Job query fails to report a job with a single sample
Closed this issue · 6 comments
I have a job on fox (756722 on gpu-9 on aug 5) that had only a single sample b/c the job is mostly idle and sampling only kicks in once it has been running for a while. This job is not reported by the job query, and there can be good reasons for that (we can't compute record-to-record differences in cpu time with only one record) but at the same time it is annoying that this job just disappears. Filing this as a bug but probably want to investigate a little more.

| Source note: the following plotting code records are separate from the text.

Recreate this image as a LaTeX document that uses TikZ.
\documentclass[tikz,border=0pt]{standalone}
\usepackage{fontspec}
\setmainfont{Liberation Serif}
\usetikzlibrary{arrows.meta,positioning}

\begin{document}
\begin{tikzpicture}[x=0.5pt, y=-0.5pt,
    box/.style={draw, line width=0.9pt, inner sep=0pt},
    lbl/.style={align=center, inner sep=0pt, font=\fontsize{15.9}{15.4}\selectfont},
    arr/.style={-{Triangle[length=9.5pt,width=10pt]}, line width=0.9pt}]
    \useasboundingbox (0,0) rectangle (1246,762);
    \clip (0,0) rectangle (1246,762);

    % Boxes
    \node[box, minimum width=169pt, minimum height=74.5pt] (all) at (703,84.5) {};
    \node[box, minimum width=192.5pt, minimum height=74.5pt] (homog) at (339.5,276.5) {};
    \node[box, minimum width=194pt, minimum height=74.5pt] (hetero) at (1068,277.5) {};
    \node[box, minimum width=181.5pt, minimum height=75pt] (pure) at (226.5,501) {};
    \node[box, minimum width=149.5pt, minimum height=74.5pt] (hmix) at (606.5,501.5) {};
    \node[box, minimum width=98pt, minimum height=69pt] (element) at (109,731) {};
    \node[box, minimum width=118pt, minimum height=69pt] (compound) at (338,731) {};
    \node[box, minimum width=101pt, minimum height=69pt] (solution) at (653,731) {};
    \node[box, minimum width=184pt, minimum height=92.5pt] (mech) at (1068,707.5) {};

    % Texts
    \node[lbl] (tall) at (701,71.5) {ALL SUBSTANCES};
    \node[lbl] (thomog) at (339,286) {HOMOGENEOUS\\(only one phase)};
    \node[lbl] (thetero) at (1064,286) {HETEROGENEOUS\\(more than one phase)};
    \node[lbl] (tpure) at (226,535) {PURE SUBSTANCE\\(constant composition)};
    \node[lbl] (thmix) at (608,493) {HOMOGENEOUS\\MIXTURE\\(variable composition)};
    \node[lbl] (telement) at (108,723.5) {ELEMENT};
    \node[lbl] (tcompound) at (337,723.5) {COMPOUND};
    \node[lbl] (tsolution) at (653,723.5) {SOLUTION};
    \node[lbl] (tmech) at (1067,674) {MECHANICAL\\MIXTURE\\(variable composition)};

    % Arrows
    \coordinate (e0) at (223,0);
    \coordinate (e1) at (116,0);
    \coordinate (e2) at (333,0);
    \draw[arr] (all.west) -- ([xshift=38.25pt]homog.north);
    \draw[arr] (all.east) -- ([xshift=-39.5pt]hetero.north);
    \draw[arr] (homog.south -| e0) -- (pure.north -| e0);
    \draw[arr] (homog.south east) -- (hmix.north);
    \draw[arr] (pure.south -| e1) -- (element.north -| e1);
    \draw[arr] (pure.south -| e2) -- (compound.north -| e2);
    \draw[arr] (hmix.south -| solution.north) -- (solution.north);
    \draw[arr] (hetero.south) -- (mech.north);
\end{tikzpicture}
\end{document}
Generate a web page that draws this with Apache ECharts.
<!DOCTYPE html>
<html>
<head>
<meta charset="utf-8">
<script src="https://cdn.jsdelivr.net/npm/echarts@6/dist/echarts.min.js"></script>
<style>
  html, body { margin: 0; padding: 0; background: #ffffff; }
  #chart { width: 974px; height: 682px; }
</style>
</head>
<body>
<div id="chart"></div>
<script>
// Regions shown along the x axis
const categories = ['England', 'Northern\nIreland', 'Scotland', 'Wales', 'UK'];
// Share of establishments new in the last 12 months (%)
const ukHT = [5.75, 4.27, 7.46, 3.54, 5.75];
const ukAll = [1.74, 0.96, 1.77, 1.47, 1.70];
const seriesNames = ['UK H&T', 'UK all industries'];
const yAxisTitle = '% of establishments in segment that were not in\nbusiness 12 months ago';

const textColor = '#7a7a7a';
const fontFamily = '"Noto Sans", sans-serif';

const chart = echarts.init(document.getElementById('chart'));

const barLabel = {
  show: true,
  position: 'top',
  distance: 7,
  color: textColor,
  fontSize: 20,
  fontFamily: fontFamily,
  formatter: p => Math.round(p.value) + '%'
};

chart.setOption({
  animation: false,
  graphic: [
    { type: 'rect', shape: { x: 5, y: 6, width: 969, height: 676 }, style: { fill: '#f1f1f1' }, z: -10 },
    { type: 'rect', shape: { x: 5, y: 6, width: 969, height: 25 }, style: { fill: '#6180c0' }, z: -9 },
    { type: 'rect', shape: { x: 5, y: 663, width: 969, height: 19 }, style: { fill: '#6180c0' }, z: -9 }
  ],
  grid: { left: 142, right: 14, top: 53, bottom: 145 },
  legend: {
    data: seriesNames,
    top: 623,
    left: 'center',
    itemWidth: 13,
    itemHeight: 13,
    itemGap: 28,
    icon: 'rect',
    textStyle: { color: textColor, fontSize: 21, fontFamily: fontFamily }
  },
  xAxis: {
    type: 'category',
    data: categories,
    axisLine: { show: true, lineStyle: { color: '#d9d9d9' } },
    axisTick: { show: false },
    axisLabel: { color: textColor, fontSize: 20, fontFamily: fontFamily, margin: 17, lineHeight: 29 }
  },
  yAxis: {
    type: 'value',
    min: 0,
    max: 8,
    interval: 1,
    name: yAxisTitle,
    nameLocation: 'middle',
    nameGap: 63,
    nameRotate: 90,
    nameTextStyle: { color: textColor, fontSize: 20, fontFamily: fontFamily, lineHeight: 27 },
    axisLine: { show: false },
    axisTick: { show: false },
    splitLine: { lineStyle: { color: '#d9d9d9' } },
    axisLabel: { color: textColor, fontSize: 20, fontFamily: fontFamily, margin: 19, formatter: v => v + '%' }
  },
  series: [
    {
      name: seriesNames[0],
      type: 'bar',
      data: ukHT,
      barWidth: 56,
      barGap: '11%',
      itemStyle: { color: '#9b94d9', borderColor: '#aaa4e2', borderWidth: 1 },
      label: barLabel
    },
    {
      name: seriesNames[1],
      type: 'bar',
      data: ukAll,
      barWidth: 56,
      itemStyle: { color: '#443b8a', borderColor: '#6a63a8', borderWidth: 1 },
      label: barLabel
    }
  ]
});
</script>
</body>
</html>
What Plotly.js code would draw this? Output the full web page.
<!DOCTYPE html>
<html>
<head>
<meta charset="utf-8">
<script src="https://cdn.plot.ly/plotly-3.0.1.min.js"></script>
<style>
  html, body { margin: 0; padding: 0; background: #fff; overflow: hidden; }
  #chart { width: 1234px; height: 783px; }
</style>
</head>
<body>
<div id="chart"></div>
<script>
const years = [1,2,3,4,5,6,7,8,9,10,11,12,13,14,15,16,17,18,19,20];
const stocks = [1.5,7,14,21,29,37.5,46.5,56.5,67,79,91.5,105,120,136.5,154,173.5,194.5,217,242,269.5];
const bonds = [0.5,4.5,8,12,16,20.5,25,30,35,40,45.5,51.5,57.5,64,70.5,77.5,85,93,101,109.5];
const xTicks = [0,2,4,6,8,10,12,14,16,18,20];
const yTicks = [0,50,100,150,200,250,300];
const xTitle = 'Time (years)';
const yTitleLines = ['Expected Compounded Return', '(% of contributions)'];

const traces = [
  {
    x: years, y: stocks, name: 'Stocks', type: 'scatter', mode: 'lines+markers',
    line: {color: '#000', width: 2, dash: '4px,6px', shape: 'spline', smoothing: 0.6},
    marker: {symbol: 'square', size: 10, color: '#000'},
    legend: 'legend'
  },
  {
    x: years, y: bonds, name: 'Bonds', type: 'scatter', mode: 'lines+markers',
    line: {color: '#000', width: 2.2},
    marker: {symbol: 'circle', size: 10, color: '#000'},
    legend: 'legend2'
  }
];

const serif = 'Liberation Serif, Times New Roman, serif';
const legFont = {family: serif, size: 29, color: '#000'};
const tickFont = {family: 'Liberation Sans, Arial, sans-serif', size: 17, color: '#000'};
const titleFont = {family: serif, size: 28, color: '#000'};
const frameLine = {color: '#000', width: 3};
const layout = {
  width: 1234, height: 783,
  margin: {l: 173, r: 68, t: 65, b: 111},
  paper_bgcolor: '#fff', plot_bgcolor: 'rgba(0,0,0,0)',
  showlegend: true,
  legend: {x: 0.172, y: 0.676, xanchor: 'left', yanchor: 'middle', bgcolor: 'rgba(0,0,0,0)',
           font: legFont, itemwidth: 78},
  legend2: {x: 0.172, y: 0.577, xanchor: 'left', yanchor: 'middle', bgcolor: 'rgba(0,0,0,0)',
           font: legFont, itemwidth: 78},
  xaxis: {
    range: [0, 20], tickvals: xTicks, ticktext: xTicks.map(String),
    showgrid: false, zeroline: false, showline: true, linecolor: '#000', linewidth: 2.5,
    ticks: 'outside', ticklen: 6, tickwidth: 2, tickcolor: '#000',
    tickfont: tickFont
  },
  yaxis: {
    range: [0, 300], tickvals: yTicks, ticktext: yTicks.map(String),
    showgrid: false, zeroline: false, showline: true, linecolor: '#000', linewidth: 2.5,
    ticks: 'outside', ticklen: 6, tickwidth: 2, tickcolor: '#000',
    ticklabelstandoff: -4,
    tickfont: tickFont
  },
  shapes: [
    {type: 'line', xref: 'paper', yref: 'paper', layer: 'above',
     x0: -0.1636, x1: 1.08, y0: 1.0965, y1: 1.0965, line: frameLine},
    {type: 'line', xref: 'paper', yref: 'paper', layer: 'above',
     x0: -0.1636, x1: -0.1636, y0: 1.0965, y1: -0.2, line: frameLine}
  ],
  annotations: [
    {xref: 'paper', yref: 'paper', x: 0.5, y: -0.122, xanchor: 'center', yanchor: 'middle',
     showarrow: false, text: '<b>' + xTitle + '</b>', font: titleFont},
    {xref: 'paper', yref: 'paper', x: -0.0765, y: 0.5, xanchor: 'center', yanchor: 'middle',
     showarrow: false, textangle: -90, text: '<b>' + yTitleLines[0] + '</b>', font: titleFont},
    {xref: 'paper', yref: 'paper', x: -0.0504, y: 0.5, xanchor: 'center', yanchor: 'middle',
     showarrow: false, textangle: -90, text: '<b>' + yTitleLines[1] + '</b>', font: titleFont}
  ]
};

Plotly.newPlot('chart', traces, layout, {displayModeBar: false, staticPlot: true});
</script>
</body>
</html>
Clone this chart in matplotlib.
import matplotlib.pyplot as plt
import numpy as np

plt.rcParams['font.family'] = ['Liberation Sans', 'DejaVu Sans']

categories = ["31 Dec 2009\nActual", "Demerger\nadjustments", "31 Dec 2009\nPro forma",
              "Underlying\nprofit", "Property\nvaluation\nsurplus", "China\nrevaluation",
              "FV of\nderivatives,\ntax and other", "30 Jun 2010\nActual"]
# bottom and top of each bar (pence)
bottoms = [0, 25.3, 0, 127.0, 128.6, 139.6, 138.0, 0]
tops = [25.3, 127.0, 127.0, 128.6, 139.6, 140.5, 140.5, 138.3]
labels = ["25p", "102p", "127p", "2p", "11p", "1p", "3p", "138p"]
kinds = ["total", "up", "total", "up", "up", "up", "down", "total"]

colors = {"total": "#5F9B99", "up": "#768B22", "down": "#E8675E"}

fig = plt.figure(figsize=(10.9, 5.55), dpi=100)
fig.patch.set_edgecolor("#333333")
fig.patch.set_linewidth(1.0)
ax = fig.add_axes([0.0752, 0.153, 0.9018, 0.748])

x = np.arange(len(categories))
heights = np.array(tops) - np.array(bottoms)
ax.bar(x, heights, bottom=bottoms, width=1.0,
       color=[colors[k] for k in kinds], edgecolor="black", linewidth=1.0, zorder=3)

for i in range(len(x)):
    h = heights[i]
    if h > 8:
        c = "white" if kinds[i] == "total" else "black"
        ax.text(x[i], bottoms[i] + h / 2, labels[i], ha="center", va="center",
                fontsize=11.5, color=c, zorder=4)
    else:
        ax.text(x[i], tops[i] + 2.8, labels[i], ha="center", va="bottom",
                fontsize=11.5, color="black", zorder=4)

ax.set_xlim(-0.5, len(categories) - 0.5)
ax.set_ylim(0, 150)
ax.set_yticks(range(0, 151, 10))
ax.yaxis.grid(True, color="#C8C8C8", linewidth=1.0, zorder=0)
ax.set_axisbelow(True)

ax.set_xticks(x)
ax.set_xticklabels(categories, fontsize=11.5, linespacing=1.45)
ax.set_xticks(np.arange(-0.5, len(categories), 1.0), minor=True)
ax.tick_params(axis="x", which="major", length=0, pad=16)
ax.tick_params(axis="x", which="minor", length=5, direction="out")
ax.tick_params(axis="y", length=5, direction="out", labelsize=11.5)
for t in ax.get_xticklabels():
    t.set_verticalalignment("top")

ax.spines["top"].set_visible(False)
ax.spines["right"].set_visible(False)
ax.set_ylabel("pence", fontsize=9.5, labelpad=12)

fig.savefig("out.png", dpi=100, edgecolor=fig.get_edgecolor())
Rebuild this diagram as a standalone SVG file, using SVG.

$ ./sonalyze parse -data-dir ~/sonar/data/fox.educloud.no -j 756722 -from 2024-08-05 -to 2024-08-05 \
-fmt all,csvnamed
version=0.11.0,localtime=2024-08-05 08:40,host=gpu-9.fox,cores=0,memtotal=0,user=ec-ewinge,pid=1249908,
job=756722,cmd=pt_main_thread,cpu_pct=100.5,mem_gb=3,res_gb=2,gpus=0,gpu_pct=0,gpumem_pct=0,
gpumem_gb=48,gpu_status=0,cputime_sec=279,rolledup=0,cpu_util_pct=0
$ ./sonalyze jobs -data-dir ~/sonar/data/fox.educloud.no -j 756722 -from 2024-08-05 -to 2024-08-05 -u -
jobm user duration host cpu-avg cpu-peak mem-avg mem-peak gpu-avg gpu-peak gpumem-avg gpumem-peak cmd
$
Filtering nukes it:
Streams constructed by postprocessing: 1
Samples retained after filtering: 1
Jobs constructed by merging: 1
Jobs discarded by aggregation filtering: 1
Jobs after aggregation filtering: 0
Number of jobs after output filtering: 0
Duh, this is because the default value for -min-samples
is 2. That is a super obscure switch. Initially that was implemented to filter short-running jobs b/c "not interesting", and the reality is that some short-running jobs will not be shown anyway (those running for less than the sampling interval). But there's a difference between jobs that are evident in the sonar logs and those that aren't there, because not all sonalyze commands filter in the same way. It is confusing to see a record using eg sonalyze parse
but to not see it using sonalyze jobs
.
If we're going to loosen this up, should be sure the switch is not used for other verbs too.
On branch larstha-550-verbose-filters, probably good to go for record filters and job filters, but want to do the other verbs too.
It would appear that only sonalyze jobs
uses -min-samples
. Both sonalyze metadata
and sonalyze parse
support merging streams into multi-process multi-node jobs, but will never discard any resulting streams that have only one sample. It seems to me that the right fix here is to set the -min-samples
value to 1 (conservatively... even though 0 ought to mean the same thing...) and reconsider if there is any fallout.
Additionally -min-samples
could be added to metadata
and parse
, to make things symmetric. And the help text everywhere should make it clear that it applies to merged streams (jobs).